Greipel heads into stage three, another sprinters’ stage, as the Giro’s overall leader with four seconds on Pöstlberger and eight on Caleb Ewan (Orica-Scott). If he retains it during that stage then he’ll keep it through the transfer/rest day on Monday, before almost certainly losing it on Tuesday, when the race finishes on Mount Etna.
He now counts 11 Tour de France stage wins and seven in the Giro. Last year, he won three times before pulling out in the mountainous third week with the points jersey still on his back.
“That was not an easy decision last year, to be honest, but this year is another chance for stage wins. We did so second day and got the pink jersey. I’m really proud to have made this possible.”
Many followers did not expect the sprinters to keep up with the front-runners over the final 1,000-metre pass at 20km left to race in stage two. But Greipel was aided by the slower pace in the group after an early escape went free.

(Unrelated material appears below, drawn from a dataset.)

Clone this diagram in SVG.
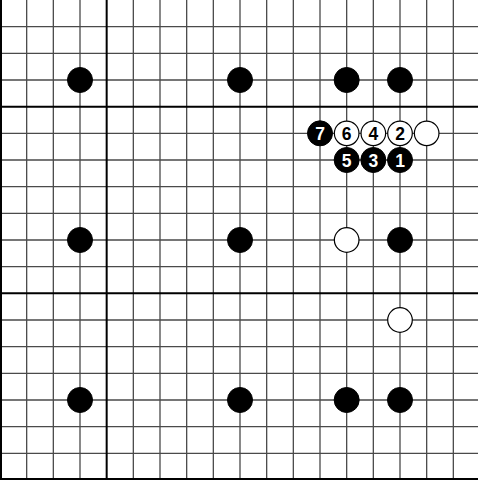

“I didn’t believe in a sprint today. We expected more attacks in the beginning and I think the head wind played in our favour,” he said. “Nobody tried anything on the last climb, which could have exploded the race for sure.”
Greipel’s success will be warmly welcomed by his Belgian WorldTour team, Lotto-Soudal, which suffered through the Classics without a win.
“When you ride Classics as a Belgian team, you always try to be successful, but others were prepared too. We fought for it, and for sure the results didn’t come as expected. That’s why it was really important to be successful here in the Giro.
“I think we’ve come to a turning point for our team.”